* [Written request] Pick out each line in these entries that contains the string "this".

* [Supplied information]
──────────
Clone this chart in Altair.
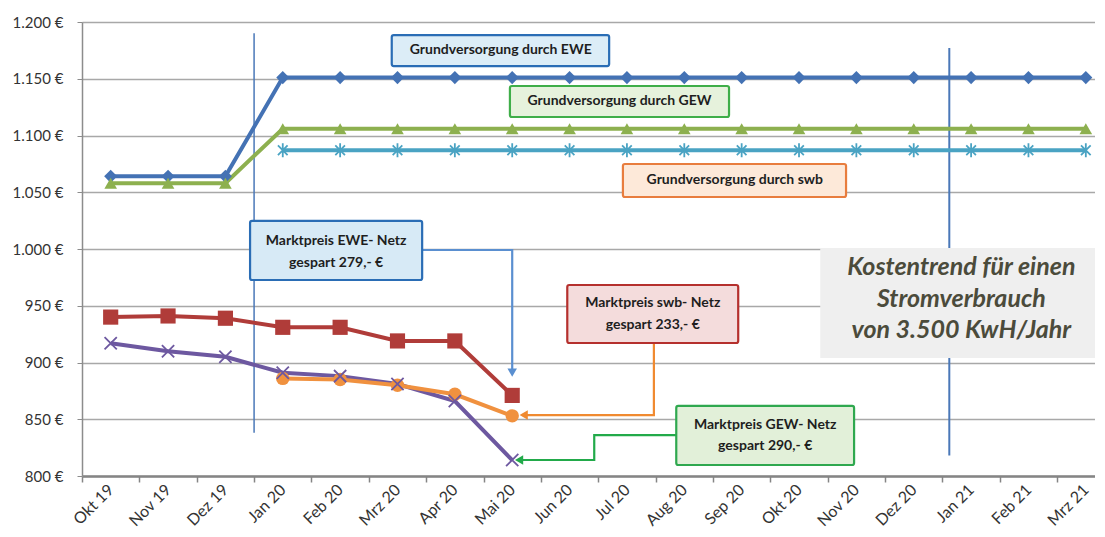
──────────
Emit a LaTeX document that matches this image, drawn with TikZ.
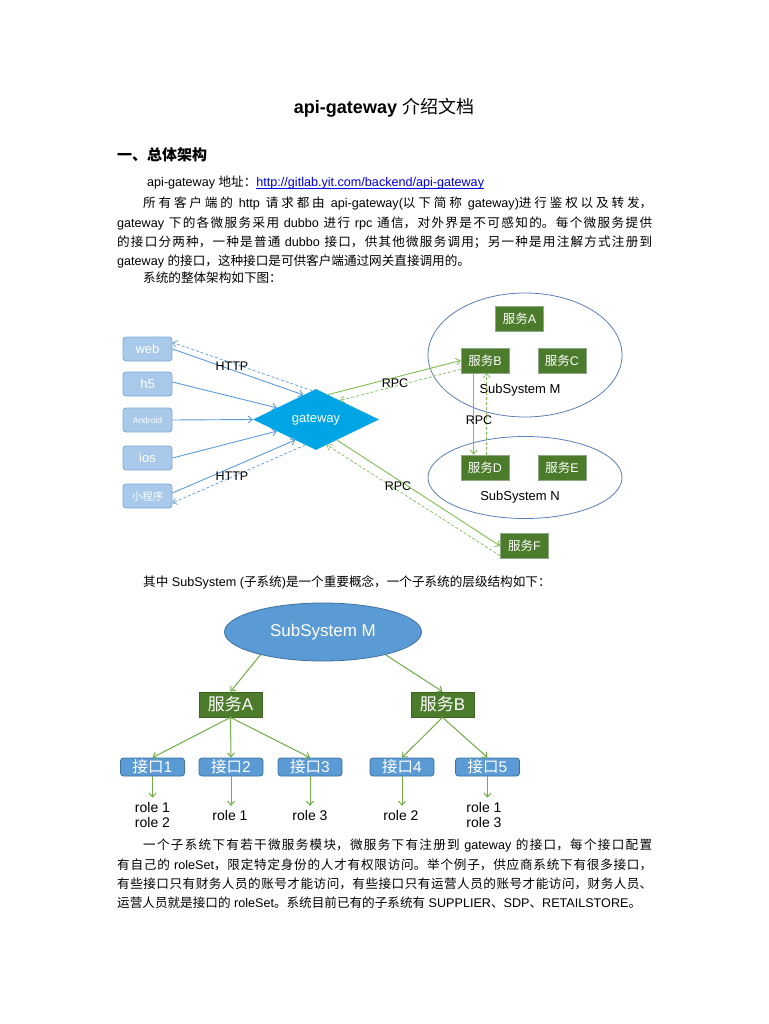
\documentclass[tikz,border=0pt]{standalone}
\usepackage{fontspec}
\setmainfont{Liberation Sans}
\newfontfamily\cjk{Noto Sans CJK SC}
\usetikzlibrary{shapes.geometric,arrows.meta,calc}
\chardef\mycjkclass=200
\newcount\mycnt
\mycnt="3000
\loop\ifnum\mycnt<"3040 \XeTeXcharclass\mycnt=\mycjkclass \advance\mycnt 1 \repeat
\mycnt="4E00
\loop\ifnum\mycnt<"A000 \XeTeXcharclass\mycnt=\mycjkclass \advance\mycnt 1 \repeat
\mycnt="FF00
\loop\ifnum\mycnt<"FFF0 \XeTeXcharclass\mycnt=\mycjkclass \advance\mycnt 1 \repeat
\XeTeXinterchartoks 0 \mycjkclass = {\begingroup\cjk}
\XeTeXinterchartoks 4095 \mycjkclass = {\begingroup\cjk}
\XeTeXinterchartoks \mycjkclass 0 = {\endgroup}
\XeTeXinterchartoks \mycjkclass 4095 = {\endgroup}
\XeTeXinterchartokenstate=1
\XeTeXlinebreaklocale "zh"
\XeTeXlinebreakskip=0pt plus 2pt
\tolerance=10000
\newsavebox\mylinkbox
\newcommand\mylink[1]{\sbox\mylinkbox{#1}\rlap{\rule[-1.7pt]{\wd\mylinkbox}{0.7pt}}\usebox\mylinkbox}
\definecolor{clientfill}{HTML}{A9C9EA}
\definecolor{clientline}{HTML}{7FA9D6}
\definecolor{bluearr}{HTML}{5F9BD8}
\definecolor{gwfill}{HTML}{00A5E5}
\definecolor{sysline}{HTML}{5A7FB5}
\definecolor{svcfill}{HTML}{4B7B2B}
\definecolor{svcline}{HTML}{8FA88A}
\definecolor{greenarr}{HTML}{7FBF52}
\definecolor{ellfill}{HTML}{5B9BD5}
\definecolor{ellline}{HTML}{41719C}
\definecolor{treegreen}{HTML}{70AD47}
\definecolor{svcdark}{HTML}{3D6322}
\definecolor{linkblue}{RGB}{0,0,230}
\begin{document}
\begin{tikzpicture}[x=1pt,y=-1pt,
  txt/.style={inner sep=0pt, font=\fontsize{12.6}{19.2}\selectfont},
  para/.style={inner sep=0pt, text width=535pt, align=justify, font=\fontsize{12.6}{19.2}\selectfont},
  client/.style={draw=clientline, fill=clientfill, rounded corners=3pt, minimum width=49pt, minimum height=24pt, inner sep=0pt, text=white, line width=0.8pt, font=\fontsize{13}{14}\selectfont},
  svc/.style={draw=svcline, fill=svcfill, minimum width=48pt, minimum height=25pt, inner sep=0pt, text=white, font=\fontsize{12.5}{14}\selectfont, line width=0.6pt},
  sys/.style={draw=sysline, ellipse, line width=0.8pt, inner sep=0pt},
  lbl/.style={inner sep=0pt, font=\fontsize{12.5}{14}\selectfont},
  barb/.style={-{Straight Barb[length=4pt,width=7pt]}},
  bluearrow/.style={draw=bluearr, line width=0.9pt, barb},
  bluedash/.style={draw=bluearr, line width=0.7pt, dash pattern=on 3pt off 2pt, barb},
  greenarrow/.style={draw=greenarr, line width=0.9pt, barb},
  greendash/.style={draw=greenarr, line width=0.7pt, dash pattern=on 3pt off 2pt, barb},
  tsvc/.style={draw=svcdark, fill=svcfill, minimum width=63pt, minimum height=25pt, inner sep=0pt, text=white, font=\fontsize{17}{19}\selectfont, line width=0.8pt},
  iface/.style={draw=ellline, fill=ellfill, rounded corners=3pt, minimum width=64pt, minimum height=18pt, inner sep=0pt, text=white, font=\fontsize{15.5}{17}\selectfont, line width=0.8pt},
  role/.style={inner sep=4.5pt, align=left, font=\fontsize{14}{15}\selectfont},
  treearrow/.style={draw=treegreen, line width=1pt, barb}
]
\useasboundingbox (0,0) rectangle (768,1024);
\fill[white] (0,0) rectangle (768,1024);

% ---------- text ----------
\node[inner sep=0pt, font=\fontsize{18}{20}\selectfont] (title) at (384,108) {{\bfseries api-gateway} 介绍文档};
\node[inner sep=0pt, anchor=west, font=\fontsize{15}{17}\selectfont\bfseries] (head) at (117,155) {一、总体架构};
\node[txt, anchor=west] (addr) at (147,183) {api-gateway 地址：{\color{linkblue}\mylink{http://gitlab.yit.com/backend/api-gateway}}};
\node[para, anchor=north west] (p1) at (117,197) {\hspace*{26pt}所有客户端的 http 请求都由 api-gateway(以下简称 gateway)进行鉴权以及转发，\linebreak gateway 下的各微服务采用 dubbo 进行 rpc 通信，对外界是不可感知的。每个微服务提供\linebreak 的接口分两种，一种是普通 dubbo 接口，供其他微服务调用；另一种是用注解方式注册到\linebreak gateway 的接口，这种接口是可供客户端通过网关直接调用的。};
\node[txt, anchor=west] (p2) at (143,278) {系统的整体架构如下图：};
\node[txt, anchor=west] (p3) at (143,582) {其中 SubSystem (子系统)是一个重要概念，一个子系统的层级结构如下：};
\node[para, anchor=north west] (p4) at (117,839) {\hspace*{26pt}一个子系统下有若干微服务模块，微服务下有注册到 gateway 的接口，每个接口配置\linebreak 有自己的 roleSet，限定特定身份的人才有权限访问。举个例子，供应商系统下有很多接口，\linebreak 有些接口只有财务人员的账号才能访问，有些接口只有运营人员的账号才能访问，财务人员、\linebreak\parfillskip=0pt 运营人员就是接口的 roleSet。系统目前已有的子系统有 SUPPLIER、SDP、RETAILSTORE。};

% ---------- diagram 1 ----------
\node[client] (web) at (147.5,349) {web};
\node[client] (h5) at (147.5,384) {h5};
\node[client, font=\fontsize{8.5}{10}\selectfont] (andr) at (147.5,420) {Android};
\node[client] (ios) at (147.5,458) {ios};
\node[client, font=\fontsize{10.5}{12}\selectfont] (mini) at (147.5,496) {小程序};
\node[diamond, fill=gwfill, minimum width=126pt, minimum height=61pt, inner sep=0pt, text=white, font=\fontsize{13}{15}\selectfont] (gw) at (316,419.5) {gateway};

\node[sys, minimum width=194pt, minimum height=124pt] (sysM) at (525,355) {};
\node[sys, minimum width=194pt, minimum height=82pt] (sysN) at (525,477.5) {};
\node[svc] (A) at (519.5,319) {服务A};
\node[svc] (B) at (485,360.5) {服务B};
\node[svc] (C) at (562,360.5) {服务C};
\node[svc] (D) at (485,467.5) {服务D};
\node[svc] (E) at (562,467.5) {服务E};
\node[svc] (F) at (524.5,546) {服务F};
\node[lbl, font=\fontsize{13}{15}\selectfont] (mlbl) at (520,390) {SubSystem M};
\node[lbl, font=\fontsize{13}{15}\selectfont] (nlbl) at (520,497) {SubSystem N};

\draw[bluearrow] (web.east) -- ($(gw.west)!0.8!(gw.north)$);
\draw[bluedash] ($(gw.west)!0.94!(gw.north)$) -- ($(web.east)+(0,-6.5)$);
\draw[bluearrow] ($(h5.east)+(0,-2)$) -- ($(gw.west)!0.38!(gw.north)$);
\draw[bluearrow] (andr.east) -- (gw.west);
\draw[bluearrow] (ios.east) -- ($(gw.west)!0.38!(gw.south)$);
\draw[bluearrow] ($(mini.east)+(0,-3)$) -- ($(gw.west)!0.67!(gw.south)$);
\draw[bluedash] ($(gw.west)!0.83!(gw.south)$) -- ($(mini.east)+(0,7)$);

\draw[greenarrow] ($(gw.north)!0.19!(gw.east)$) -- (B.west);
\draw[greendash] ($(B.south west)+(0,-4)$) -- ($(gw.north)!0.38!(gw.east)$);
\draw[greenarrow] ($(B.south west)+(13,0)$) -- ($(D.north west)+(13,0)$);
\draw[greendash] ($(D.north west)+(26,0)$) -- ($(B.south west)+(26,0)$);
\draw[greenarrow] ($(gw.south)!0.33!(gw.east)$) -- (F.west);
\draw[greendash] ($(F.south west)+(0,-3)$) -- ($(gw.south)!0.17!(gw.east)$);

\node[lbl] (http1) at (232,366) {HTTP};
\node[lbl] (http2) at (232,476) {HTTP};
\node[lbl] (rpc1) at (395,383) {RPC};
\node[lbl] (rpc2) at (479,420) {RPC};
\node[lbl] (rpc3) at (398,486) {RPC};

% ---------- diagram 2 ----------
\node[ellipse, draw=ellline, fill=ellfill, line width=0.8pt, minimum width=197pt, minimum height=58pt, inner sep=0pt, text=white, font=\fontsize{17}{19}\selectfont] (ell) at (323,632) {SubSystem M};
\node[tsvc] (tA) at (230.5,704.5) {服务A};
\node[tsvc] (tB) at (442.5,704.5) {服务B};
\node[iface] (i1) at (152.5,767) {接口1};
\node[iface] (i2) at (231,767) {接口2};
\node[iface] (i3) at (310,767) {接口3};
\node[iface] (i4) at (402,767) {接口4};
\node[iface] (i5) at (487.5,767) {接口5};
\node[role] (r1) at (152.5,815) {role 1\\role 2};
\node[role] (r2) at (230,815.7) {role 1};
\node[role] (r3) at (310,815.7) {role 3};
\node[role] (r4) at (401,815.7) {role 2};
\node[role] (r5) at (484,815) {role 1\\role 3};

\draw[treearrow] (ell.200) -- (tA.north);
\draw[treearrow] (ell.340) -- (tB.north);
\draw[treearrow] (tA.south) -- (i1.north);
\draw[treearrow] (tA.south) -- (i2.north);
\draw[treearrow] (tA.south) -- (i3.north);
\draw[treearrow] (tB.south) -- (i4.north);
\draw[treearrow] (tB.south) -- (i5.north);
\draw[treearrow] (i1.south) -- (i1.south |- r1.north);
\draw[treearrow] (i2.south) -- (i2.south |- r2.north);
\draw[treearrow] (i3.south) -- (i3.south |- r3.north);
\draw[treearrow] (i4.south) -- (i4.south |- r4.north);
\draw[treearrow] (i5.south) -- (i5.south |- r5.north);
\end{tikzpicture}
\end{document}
──────────
* [Exercise answer]
Clone this chart in Altair.
Emit a LaTeX document that matches this image, drawn with TikZ.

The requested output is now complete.